Identify all lines in the data containing the string "React". Copy them out.

==============================

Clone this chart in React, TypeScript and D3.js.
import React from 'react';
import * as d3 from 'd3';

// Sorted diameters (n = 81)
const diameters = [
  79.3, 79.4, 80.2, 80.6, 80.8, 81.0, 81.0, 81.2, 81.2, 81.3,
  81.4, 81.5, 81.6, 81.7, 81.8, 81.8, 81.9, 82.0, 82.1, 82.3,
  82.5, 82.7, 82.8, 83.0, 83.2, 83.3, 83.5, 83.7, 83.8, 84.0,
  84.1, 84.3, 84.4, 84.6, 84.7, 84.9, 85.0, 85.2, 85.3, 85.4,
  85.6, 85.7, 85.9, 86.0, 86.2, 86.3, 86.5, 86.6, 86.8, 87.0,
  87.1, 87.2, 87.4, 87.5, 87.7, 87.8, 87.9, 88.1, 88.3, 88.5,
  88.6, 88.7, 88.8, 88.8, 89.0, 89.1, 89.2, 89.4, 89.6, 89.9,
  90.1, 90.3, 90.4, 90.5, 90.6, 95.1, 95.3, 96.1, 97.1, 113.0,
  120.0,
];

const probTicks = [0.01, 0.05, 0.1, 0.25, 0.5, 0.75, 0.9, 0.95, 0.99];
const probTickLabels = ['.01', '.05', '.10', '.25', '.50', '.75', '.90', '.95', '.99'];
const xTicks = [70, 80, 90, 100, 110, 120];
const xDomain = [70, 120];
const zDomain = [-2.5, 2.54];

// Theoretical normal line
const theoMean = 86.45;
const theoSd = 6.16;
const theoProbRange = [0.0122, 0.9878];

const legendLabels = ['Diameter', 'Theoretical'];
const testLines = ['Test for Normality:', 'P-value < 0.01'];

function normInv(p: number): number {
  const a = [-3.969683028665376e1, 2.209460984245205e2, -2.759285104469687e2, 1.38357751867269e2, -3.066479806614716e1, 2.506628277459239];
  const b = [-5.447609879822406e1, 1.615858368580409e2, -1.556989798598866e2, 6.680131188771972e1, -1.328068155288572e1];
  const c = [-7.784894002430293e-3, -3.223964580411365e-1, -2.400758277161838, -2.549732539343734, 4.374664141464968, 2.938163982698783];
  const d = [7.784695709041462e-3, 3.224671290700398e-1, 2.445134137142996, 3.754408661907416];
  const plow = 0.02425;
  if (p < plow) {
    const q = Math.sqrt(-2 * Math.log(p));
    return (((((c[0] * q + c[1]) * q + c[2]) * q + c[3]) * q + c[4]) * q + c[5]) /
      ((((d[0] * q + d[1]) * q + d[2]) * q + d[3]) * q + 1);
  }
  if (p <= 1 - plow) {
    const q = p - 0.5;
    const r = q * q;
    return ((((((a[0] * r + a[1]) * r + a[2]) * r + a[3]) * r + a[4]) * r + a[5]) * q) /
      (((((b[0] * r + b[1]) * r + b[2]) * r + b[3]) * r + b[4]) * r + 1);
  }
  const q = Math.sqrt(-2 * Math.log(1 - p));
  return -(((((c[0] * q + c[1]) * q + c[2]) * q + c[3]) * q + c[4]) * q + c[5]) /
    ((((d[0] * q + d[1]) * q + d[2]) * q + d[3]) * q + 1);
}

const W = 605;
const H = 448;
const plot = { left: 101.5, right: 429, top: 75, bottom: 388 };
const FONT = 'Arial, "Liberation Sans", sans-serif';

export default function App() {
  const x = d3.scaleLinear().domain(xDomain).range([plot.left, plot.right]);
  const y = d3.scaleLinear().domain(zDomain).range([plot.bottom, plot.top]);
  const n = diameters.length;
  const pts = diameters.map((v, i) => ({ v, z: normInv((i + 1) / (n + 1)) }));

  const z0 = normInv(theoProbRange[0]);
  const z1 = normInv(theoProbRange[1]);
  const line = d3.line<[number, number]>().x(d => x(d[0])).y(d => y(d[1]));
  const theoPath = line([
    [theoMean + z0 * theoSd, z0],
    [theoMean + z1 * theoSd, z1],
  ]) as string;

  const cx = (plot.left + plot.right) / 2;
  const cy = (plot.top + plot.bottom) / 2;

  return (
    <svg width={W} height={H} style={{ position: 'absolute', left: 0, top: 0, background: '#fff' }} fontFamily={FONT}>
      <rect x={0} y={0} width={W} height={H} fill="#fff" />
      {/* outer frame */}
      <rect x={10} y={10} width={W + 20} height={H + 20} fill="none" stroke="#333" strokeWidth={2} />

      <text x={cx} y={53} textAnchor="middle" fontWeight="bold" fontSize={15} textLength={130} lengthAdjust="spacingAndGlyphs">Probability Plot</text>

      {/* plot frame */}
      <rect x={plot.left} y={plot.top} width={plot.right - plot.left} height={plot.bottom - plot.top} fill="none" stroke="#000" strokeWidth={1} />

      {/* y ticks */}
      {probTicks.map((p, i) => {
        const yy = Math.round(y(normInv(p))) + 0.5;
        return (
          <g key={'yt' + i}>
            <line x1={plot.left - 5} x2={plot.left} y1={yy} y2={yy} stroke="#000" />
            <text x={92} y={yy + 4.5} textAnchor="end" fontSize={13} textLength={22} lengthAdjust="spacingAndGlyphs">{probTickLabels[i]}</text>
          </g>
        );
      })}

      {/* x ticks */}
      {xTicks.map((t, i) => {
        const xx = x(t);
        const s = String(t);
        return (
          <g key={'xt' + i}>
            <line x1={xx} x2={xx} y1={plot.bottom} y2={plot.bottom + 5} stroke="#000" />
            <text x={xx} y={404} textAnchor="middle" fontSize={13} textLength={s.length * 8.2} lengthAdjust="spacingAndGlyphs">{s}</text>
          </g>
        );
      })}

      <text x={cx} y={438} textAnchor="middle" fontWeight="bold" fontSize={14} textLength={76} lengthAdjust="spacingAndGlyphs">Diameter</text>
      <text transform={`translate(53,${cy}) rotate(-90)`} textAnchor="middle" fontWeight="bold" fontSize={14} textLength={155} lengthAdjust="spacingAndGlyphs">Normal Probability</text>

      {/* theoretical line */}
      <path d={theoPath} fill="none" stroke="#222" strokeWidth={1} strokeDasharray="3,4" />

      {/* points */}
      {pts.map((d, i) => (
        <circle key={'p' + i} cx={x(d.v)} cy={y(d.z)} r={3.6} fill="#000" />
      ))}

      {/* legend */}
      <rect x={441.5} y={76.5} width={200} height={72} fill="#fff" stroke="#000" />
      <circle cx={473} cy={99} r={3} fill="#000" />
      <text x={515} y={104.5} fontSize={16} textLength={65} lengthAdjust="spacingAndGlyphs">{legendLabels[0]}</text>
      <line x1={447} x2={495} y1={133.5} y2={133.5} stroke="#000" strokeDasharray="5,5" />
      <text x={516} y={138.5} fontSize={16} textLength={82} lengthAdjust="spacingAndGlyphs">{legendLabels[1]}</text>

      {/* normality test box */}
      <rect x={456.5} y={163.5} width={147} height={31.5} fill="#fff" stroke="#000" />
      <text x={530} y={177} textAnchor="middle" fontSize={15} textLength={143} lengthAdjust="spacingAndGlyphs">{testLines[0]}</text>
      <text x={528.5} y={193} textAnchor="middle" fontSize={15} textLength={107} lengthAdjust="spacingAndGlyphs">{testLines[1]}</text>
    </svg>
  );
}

==============================

* [Full output]:
Clone this chart in React, TypeScript and D3.js.
import React from 'react';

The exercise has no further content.